This year Ash Wednesday holds a different meaning for me. Ash Wednesday marks the four-month anniversary of my departure from ministry. A departure that has been far more destructive to my being than I had ever imagined it could be.

Four months ago I left my job as a minister at a church. I left with the hope and promise of collecting myself and enjoying a sabbatical. An opportunity for me to be still and hear what God was calling me to next. In all honesty, I was holding on with dear life to that call.

I was burned out when I left and had been for close to a year. The idea of leaving the church, leaving ministry was what kept me going. I desperately wanted to escape the self-selected prison of tradition, expectation, miscommunication, and hopelessness that I found myself in.

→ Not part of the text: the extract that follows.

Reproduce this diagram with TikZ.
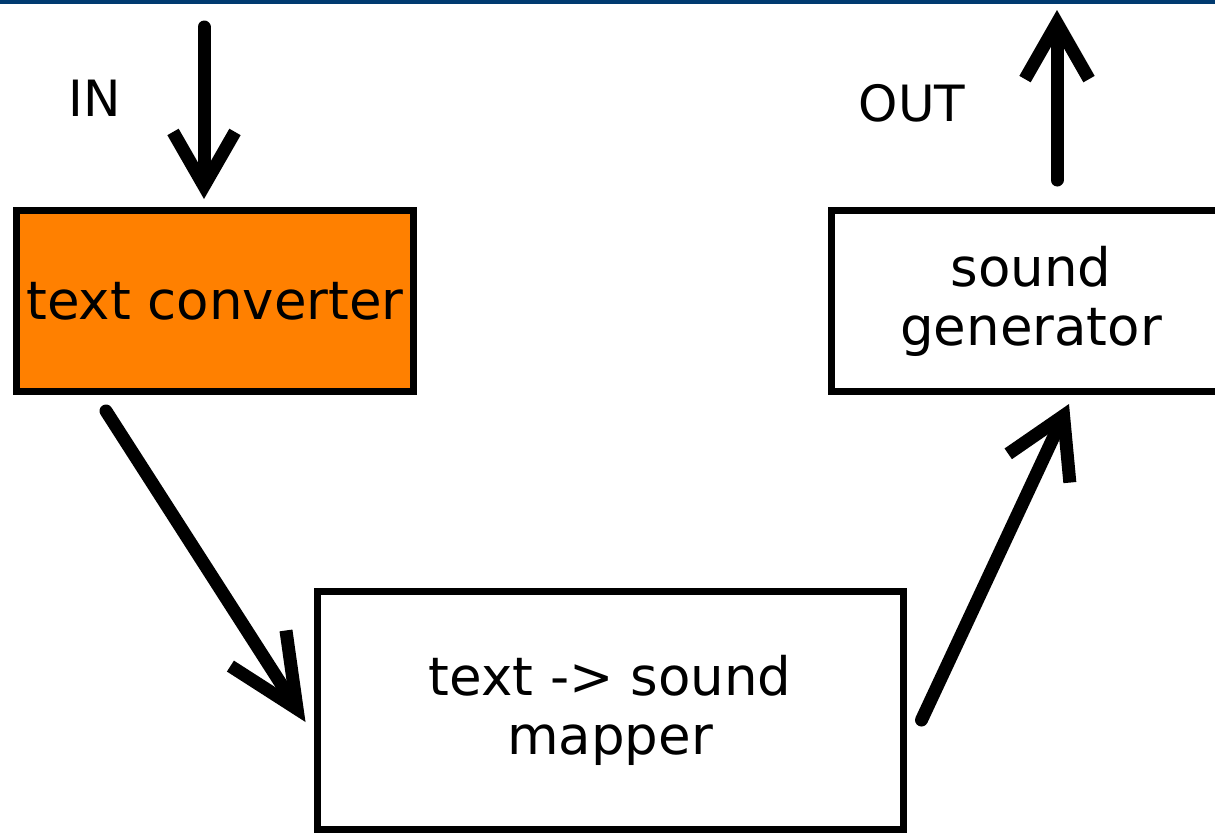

I wanted to do right by those people that took a chance on me and called me to lead them to the vision of a church outside of the traditional model and in to something that got dirty with the people as it lived an inclusive theology. I got burned. My departure from this community, which I served, was stained with the breaking of my trust. This further inspired anger in me. I was burned out. Banished. Alone. I had no idea. I had no hope. I was in Sheol.

In these four months I have contemplated many things. I have sat under my tree daring God to strike me dead and cursing the day I was born. I have experienced the deepest despair that I have ever known. I visited with God in my “dark night.” I have witnessed beauty. I have smiled and laughed. I have smiled and cried. I have sought God through it all.

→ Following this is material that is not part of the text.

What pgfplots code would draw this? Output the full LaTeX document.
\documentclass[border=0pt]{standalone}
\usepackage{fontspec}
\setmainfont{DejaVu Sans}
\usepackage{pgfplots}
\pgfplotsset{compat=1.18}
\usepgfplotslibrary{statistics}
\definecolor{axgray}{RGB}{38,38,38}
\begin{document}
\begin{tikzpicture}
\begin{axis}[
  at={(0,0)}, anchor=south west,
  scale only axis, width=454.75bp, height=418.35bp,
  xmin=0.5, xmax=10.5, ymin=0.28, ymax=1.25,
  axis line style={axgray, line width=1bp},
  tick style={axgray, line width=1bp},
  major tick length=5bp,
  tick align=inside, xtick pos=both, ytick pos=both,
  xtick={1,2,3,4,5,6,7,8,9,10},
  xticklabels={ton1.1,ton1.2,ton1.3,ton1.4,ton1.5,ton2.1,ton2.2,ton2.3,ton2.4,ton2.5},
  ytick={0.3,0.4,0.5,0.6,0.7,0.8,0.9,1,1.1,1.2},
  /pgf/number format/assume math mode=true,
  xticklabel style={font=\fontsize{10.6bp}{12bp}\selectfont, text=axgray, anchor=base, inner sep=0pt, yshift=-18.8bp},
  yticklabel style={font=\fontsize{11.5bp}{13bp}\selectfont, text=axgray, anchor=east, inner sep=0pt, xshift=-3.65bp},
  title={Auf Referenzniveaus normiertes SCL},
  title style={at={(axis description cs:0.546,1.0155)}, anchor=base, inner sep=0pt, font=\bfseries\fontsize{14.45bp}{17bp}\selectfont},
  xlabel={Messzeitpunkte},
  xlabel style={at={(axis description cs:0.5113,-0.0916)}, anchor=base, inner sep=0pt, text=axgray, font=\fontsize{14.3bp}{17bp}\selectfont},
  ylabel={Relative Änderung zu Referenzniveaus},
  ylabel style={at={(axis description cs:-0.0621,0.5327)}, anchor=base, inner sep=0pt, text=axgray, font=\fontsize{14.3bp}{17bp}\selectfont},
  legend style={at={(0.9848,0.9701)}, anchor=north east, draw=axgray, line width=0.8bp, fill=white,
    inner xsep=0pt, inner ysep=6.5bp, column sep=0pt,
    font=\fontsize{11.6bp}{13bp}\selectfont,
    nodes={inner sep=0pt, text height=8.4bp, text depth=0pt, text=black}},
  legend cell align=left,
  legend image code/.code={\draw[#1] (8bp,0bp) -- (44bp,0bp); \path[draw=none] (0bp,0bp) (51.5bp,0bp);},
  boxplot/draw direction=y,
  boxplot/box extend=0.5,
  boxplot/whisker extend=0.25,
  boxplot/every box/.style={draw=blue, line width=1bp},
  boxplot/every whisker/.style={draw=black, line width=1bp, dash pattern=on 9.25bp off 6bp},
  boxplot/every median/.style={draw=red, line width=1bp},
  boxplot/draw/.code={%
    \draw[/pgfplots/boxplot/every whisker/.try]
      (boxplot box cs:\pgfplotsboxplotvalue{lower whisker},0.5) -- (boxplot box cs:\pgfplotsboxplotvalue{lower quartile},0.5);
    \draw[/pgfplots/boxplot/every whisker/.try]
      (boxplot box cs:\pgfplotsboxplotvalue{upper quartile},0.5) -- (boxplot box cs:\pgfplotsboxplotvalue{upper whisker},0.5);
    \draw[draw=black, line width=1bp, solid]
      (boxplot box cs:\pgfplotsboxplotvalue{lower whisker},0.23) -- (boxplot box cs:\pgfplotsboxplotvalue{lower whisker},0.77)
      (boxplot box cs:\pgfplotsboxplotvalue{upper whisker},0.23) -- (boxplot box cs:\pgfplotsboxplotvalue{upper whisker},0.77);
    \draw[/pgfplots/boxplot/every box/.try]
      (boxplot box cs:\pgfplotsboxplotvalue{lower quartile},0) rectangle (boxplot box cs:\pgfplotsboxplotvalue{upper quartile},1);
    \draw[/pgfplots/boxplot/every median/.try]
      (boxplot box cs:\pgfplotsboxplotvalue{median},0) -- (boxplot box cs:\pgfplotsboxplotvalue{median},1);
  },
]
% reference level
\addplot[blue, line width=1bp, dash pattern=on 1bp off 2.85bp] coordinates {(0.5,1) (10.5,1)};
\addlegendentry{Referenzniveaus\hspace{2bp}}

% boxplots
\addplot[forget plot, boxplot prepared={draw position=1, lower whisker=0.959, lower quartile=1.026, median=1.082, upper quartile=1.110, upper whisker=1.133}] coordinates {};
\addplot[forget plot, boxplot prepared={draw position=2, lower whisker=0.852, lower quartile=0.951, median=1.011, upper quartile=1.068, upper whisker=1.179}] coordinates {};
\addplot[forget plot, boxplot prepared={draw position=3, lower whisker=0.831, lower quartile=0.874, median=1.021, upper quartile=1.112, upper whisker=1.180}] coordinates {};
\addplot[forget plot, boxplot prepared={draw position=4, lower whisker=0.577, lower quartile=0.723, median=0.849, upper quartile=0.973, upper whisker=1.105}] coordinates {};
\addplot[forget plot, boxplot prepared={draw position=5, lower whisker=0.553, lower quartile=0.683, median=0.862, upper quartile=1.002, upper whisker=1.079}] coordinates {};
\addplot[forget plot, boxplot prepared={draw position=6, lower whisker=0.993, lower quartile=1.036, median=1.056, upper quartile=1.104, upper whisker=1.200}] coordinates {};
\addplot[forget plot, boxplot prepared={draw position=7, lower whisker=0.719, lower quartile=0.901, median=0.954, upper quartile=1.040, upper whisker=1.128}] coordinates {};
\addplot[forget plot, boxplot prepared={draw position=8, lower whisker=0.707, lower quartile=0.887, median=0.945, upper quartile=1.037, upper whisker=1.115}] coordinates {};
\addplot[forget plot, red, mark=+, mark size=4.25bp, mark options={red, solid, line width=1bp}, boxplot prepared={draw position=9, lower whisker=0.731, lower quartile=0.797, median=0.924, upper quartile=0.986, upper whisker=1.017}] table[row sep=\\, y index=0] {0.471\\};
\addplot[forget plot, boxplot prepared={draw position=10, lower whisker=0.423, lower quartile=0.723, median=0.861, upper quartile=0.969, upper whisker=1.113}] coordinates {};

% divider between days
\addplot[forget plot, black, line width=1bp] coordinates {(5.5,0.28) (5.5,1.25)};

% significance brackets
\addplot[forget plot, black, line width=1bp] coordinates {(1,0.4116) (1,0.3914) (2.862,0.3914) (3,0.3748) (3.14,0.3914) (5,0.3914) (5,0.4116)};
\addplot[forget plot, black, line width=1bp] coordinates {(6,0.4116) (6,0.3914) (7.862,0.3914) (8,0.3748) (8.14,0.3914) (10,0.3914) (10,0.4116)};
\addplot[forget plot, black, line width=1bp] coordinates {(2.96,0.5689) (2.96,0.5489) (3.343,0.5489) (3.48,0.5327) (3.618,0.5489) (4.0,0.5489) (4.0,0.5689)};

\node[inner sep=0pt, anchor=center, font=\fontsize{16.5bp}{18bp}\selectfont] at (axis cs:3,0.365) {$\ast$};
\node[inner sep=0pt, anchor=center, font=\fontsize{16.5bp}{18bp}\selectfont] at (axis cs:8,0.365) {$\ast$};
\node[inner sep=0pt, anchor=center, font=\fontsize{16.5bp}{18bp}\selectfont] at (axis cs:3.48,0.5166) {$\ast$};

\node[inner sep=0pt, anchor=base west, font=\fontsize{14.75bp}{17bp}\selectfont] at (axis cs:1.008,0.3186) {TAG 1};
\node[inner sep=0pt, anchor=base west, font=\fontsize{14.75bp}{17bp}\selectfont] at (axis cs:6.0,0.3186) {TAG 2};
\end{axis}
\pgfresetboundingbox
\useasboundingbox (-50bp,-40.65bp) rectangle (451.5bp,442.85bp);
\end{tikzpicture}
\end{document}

God has been silent. God has been vocal. God has been invisible. God had been visible. God has been with me, sitting next to me listening to my pleas. God has held me, mourned with me, and wiped the tears from my cheeks. I have not doubted Gods presence as much as I have begged and pleaded for God to deliver me from this place. I have offered to trade and barter what I have left in order to entice God to reveal these waiting secrets to me.

This Thursday will be 123 days since I left ministry. 123 days of weeping and mourning. 123 days of reframing my understanding of call. 123 days of hoping for hope. 123 days of searching for peace. 123 days praying for eyes to see. 123 days waiting for a sign.

I am not sure if I will ever return to ministry. “They” say that there are fewer and fewer pulpits to fill. I believe this to be true. I wonder if I ever was called to fill a pulpit. Not all ministers are called to a pulpit.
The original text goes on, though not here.